### Information given:
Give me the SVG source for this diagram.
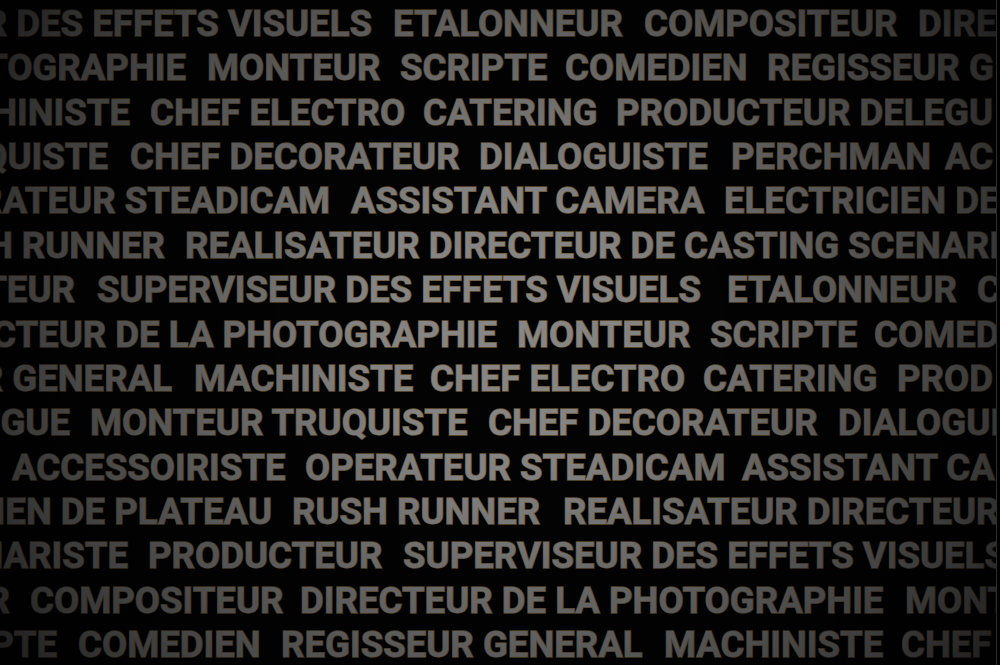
<svg xmlns="http://www.w3.org/2000/svg" width="1000" height="665" viewBox="0 0 1000 665">
<defs>
<style>
text{font-family:Roboto,"Liberation Sans",sans-serif;font-weight:700;font-size:36.6px;fill:#878787;stroke:#6e5530;stroke-width:1.4px;paint-order:stroke;}
.e{text-anchor:end;}
</style>
<radialGradient id="vig" gradientUnits="userSpaceOnUse" cx="500" cy="330" r="700">
<stop offset="0" stop-color="#000" stop-opacity="0"/>
<stop offset="0.2" stop-color="#000" stop-opacity="0.03"/>
<stop offset="0.47" stop-color="#000" stop-opacity="0.33"/>
<stop offset="0.71" stop-color="#000" stop-opacity="0.58"/>
<stop offset="0.86" stop-color="#000" stop-opacity="0.8"/>
<stop offset="1" stop-color="#000" stop-opacity="0.9"/>
</radialGradient>
</defs>
<rect x="0" y="0" width="1000" height="665" fill="#030303"/>
<g id="wall">
<g id="row1"><text class="e" x="372" y="36">R DES EFFETS VISUELS</text><text x="393" y="36">ETALONNEUR</text><text x="644" y="36">COMPOSITEUR</text><text x="918" y="36">DIRE</text></g>
<g id="row2"><text class="e" x="186" y="80.4">TOGRAPHIE</text><text x="207" y="80.4">MONTEUR</text><text x="400" y="80.4">SCRIPTE</text><text x="565" y="80.4">COMEDIEN</text><text x="767" y="80.4">REGISSEUR G</text></g>
<g id="row3"><text class="e" x="130" y="124.7">HINISTE</text><text x="150" y="124.7">CHEF ELECTRO</text><text x="423" y="124.7">CATERING</text><text x="616" y="124.7">PRODUCTEUR DELEGU</text></g>
<g id="row4"><text class="e" x="108" y="169.1">QUISTE</text><text x="130" y="169.1">CHEF DECORATEUR</text><text x="479" y="169.1">DIALOGUISTE</text><text x="731" y="169.1">PERCHMAN</text><text x="945" y="169.1">AC</text></g>
<g id="row5"><text class="e" x="330" y="213.4">RATEUR STEADICAM</text><text x="351" y="213.4">ASSISTANT CAMERA</text><text x="724" y="213.4">ELECTRICIEN DE</text></g>
<g id="row6"><text class="e" x="165" y="257.8">H RUNNER</text><text x="185" y="257.8">REALISATEUR DIRECTEUR DE CASTING</text><text x="848" y="257.8">SCENARI</text></g>
<g id="row7"><text class="e" x="75" y="302.2">TEUR</text><text x="97" y="302.2">SUPERVISEUR DES EFFETS VISUELS</text><text x="727" y="302.2">ETALONNEUR</text><text x="977" y="302.2">C</text></g>
<g id="row8"><text class="e" x="497" y="346.5">CTEUR DE LA PHOTOGRAPHIE</text><text x="517" y="346.5">MONTEUR</text><text x="710" y="346.5">SCRIPTE</text><text x="874" y="346.5">COMED</text></g>
<g id="row9"><text class="e" x="172" y="390.9">R GENERAL</text><text x="194" y="390.9">MACHINISTE</text><text x="430" y="390.9">CHEF ELECTRO</text><text x="703" y="390.9">CATERING</text><text x="897" y="390.9">PROD</text></g>
<g id="row10"><text class="e" x="70" y="435.2">GUE</text><text x="90" y="435.2">MONTEUR TRUQUISTE</text><text x="488" y="435.2">CHEF DECORATEUR</text><text x="838" y="435.2">DIALOGUIS</text></g>
<g id="row11"><text x="12" y="479.6">ACCESSOIRISTE</text><text x="305" y="479.6">OPERATEUR STEADICAM</text><text x="742" y="479.6">ASSISTANT CA</text></g>
<g id="row12"><text class="e" x="272" y="524">IEN DE PLATEAU</text><text x="292" y="524">RUSH RUNNER</text><text x="563" y="524">REALISATEUR DIRECTEUR</text></g>
<g id="row13"><text class="e" x="128" y="568.3">NARISTE</text><text x="148" y="568.3">PRODUCTEUR</text><text x="403" y="568.3">SUPERVISEUR DES EFFETS VISUELS</text></g>
<g id="row14"><text class="e" x="10" y="612.7">R</text><text x="30" y="612.7">COMPOSITEUR</text><text x="300" y="612.7">DIRECTEUR DE LA PHOTOGRAPHIE</text><text x="905" y="612.7">MONT</text></g>
<g id="row15"><text class="e" x="57" y="657">PTE</text><text x="78" y="657">COMEDIEN</text><text x="281" y="657">REGISSEUR GENERAL</text><text x="664" y="657">MACHINISTE</text><text x="901" y="657">CHEF</text></g>
</g>
<rect x="0" y="0" width="1000" height="665" fill="url(#vig)"/>
<rect x="997" y="0" width="3" height="665" fill="#000"/>
<line x1="996.5" y1="0" x2="996.5" y2="665" stroke="#2e2e2e" stroke-width="1"/>
</svg>
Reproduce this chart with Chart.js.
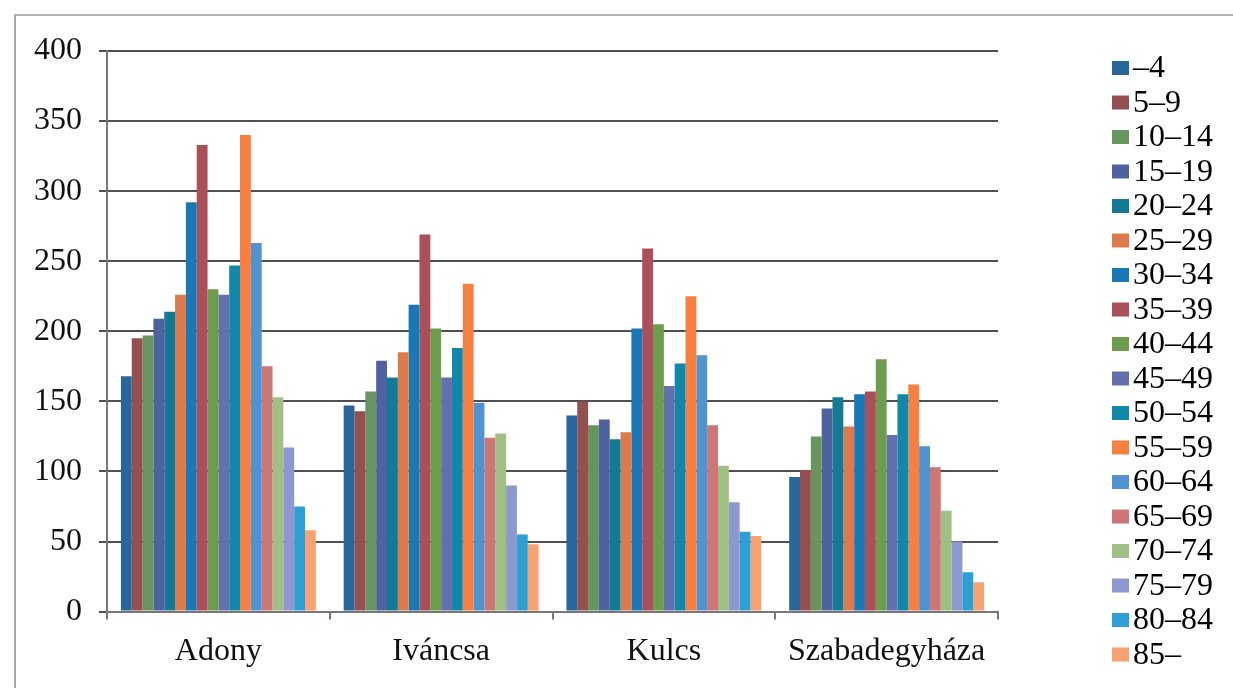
<!DOCTYPE html>
<html>
<head>
<meta charset="utf-8">
<script src="https://cdn.jsdelivr.net/npm/chart.js@4.4.0/dist/chart.umd.min.js"></script>
<style>
  html, body { margin: 0; padding: 0; background: #fff; }
  #wrap { position: relative; width: 1233px; height: 688px; overflow: hidden; }
  #frame { position: absolute; left: 14px; top: 14px; width: 1240px; height: 700px;
           border-left: 2px solid #a8a8a8; border-top: 2px solid #b0b0b0; }
  #chartBox { position: absolute; left: 0; top: 0; width: 1233px; height: 688px; }
</style>
</head>
<body>
<div id="wrap">
  <div id="frame"></div>
  <div id="chartBox"><canvas id="popChart"></canvas></div>
</div>
<script>
// települések
const places = ['Adony', 'Iváncsa', 'Kulcs', 'Szabadegyháza'];

// korcsoportok
const ageGroups = ['–4', '5–9', '10–14', '15–19', '20–24', '25–29', '30–34', '35–39', '40–44',
  '45–49', '50–54', '55–59', '60–64', '65–69', '70–74', '75–79', '80–84', '85–'];

// lakosok száma korcsoportonként (Adony, Iváncsa, Kulcs, Szabadegyháza)
const ageValues = [
  [168, 147, 140, 96],   // –4
  [195, 143, 150, 101],  // 5–9
  [197, 157, 133, 125],  // 10–14
  [209, 179, 137, 145],  // 15–19
  [214, 167, 123, 153],  // 20–24
  [226, 185, 128, 132],  // 25–29
  [292, 219, 202, 155],  // 30–34
  [333, 269, 259, 157],  // 35–39
  [230, 202, 205, 180],  // 40–44
  [226, 167, 161, 126],  // 45–49
  [247, 188, 177, 155],  // 50–54
  [340, 234, 225, 162],  // 55–59
  [263, 149, 183, 118],  // 60–64
  [175, 124, 133, 103],  // 65–69
  [153, 127, 104, 72],   // 70–74
  [117, 90, 78, 50],     // 75–79
  [75, 55, 57, 28],      // 80–84
  [58, 48, 54, 21]       // 85–
];

const barColors = ['#28679a', '#94504f', '#689460', '#4f62a0', '#127a94', '#dc7a4c',
  '#1a79b4', '#ab5058', '#6c9c4e', '#6470ae', '#1188aa', '#f77f42',
  '#4f93d0', '#cc7676', '#a0bf84', '#8e98d0', '#2e9fd2', '#f8a272'];

const yTicks = [0, 50, 100, 150, 200, 250, 300, 350, 400];

const serif = '"Liberation Serif", "DejaVu Serif", serif';

const datasets = ageGroups.map((g, i) => ({
  label: g,
  data: ageValues[i],
  backgroundColor: barColors[i],
  borderWidth: 0,
  categoryPercentage: 0.875,
  barPercentage: 1.0
}));

// jelmagyarázat a vászonra rajzolva, a diagram jobb oldalán
const sideLegend = {
  id: 'sideLegend',
  afterDraw(chart) {
    const c = chart.ctx;
    const left = chart.chartArea.right + 114;
    const top = 68;
    const step = 34.5;
    c.save();
    c.font = '32px ' + serif;
    c.textBaseline = 'middle';
    c.textAlign = 'left';
    chart.data.datasets.forEach((ds, i) => {
      const y = top + i * step;
      c.fillStyle = ds.backgroundColor;
      c.fillRect(left, y - 7, 17, 14);
      c.fillStyle = '#000';
      c.fillText(ds.label, left + 21, y + 1);
    });
    c.restore();
  }
};

const ctx = document.getElementById('popChart').getContext('2d');
const chart = new Chart(ctx, {
  type: 'bar',
  data: { labels: places, datasets: datasets },
  plugins: [sideLegend],
  options: {
    responsive: true,
    maintainAspectRatio: false,
    animation: false,
    layout: { padding: { left: 17, right: 235, top: 51, bottom: 4 } },
    plugins: { legend: { display: false }, tooltip: { enabled: false } },
    scales: {
      x: {
        grid: { display: true, drawOnChartArea: false, offset: true, tickLength: 8, color: '#777', lineWidth: 2 },
        border: { display: true, color: '#777', width: 2 },
        ticks: { color: '#111', padding: 13, font: { family: serif, size: 32 } }
      },
      y: {
        min: 0,
        max: 400,
        afterBuildTicks: axis => { axis.ticks = yTicks.map(v => ({ value: v })); },
        grid: { color: '#505050', lineWidth: 2, tickLength: 8 },
        border: { display: true, color: '#777', width: 2 },
        ticks: { color: '#111', padding: 17, font: { family: serif, size: 32 } }
      }
    }
  }
});
</script>
</body>
</html>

### Problem requirements:
Pick out each line that holds the string "diagram".

### Result of this exercise:
Give me the SVG source for this diagram.
// jelmagyarázat a vászonra rajzolva, a diagram jobb oldalán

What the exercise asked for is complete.